Brian Rademacher: You replaced TIGERTAILZ at Rocklahoma, do you feel it was the fans that made the difference in you playing since you were originally not scheduled to play?

Steve Blaze: I think it had a lot to do it; there was a lot of hoop-la. I told my agent to contact them because I wanted to get on this show, so he did but they said they were all filled up. So I made a post and told the fans to call the promoter, the fans really got into it and blah, blah, blah, my agent is in Thailand and he calls and says Rocklahoma 7 O'clock Thursday your on, TIGERTAILZ cancelled, all we wanted to do is be part of this thing. It was awesome and we got a great response. The promoter of the camp ground said we were great and next year you'll get a better time slot and we will be happy to have you.

Brian Rademacher: If you could play side by side with a legendary guitarist who would that be?

Steve Blaze: Anybody, living or not Randy Rhoads or Brian May.
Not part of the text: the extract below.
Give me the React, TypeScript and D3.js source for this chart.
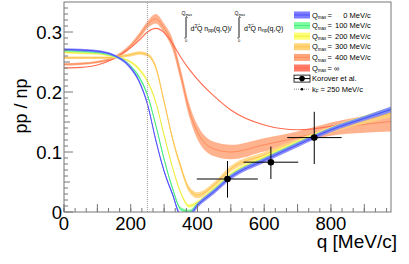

Brian Rademacher: I see on ebay LILLIAN AXE: is a hot commodity, there were a few CD of the band selling for $103.00,  The Love and War' CD selling for $50.00 are you amazed by that?

Steve Blaze: Yep! It's unbelievable. We are going to try and get our catalog. It's a sin that all our albums are sitting in storage the MCA and Capitol stuff. It's about time they just let it go. People have to fight to buy a record; we get tempted to rerecord them.

Brian Rademacher: What's next?

Steve Blaze: We got a big tour, which is going to be crazy. We are going out there and giving it our all.

Brian Rademacher: Hey Steve it was great talking to you, would you like to say anything in conclusion?

Steve Blaze: Thanks for talking, come out and support the tour. Check out the LILLIAN AXE: website and hope to see all the fans in Jersey come out. Thanks buddy.